The human rights organisation Amnesty International, whose apporach on the matter has become openly political in favour of the US government line, chose to moralise its discontent by complaining that the vetos are “a betrayal of protesters” and that the “UN Security Council has remained virtually silent on the violent repression in Syria since March 2011. This is a completely irresponsible use of the veto by Russia and China. It is staggering that they have blocked the passage…” etc etc. The news magazine Time turned to tabloid tactics with a headline: “Reports of Hundreds Killed in Homs, While Diplomats Fiddle” and fulminated that the draft resolution backed the Arab League’s call for Assad to step aside (indeed, in favour of what variety of puppet?). “On Saturday, Russia and China vetoed a watered down resolution, shielding their stalwart ally,” screeched Time.
Sober reporting on the vetos came from the Chinese media. CRI English reported that China on Saturday had voiced its regrets that Russia’s “reasonable” revision proposal on a Syria draft resolution was not taken into account. The news channel said that Li Baodong, the Chinese permanent representative to the UN, made the statement after he, together with his Russian counterpart Vitaly Churkin, vetoed an Arab-European draft resolution which backs an Arab League plan to promote a regime change in Syria.
“To push through a vote when parties are still seriously divided over the issue will not help maintain the unity and authority of the Security Council, or help resolve the issue,” Li said. “China supports the revision proposals raised by Russia, and has taken note that Russian Foreign Minister (Sergei Lavrov) will visit Syria next week,” Li said. “The request for continued consultation on the draft by some council members is reasonable. It is regrettable that these reasonable concerns are not taken into account,” he said.
In similar manner, Xinhua reported that Russia and China voiced their strong opposition to forced regime change in Syria.

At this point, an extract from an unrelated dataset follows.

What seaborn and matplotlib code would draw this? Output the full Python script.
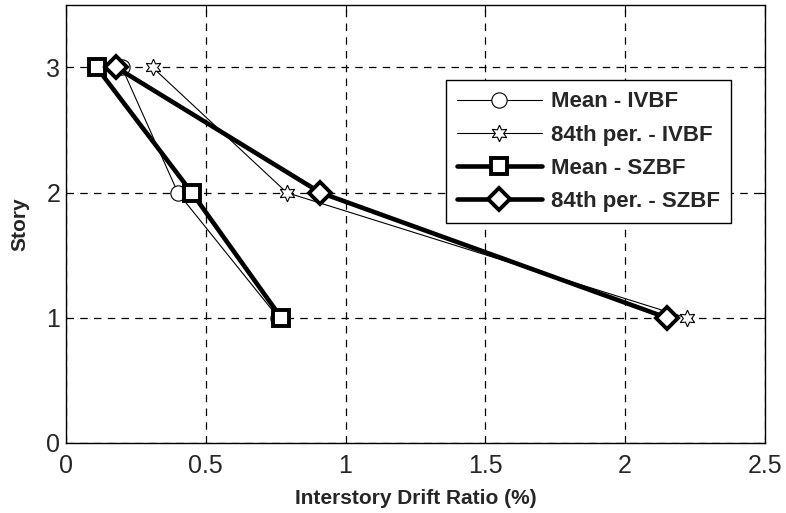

Xinhua said Russia warned some countries against meddling in the internal affairs of Syria, saying that the international community should prevent a replay of the Libya model, in which NATO military action help topple the regime of Libyan strongman Muammar Qaddafi. Hours before the Security Council entered into a scheduled meeting on Saturday, with Western powers pushing for a council vote on the draft, Russia insisted that the document be amended.
Xinhua quoted Russian Foreign Minister Sergei Lavrov: “We circulated an amended resolution which aims to fix two basic problems …(first), the imposition of conditions on dialogue, and second, measures must be taken to influence not only the government but also armed groups.” Lavrov had said this at a panel discussion at the Munich Security Conference, adding that these two issues are “of crucial importance” from the view of Russia.
At the UN, Secretary-General Ban Ki-moon expressed “deep regret”. The UN press briefing mentioned the crisis in Syria, “where thousands of people have been killed over the past year since authorities crackdown on a pro-democracy uprising”. Thirteen of the Council’s 15 members voted in favour of a draft text submitted by Morocco, the UN release said, but China and Russia exercised their vetoes (a veto by any one of the Council’s five permanent members means a resolution cannot be adopted).
“This is a great disappointment to the people of Syria and the Middle East, and to all supporters of democracy and human rights,” Ban said in a statement. “It undermines the role of the United Nations and the international community in this period when the Syrian authorities must hear a unified voice calling for an immediate end to its violence against the Syrian people.”
The UN release did provide the views of the Russian Ambassador, Vitaly Churkin, who said the text as it stood “sent an unbalanced signal to the Syrian parties,” with no call on the Syrian opposition to distance itself from extremist groups. He said a solution to the Syrian crisis must be “objective” and said some Council members had actively undermined opportunities for a settlement and pressed for “regime change.”
Churkin said Russia was actively involved in diplomatic efforts to resolve the crisis and, to that end, the country”s Foreign Minister Sergey Lavrov would lead a delegation to the Syrian capital, Damascus, on Tuesday for talks with President Bashar al-Assad. China’s Ambassador Li Baodong voiced disappointment that the draft resolution did not incorporate amendments proposed by Russia, which China supported. He said an “undue emphasis” on pressuring Syria”s authorities would prejudice the result of dialogue and only complicate the issue rather than ending the fighting. He said the sovereignty, independence and territorial integrity of Syria must be fully respected.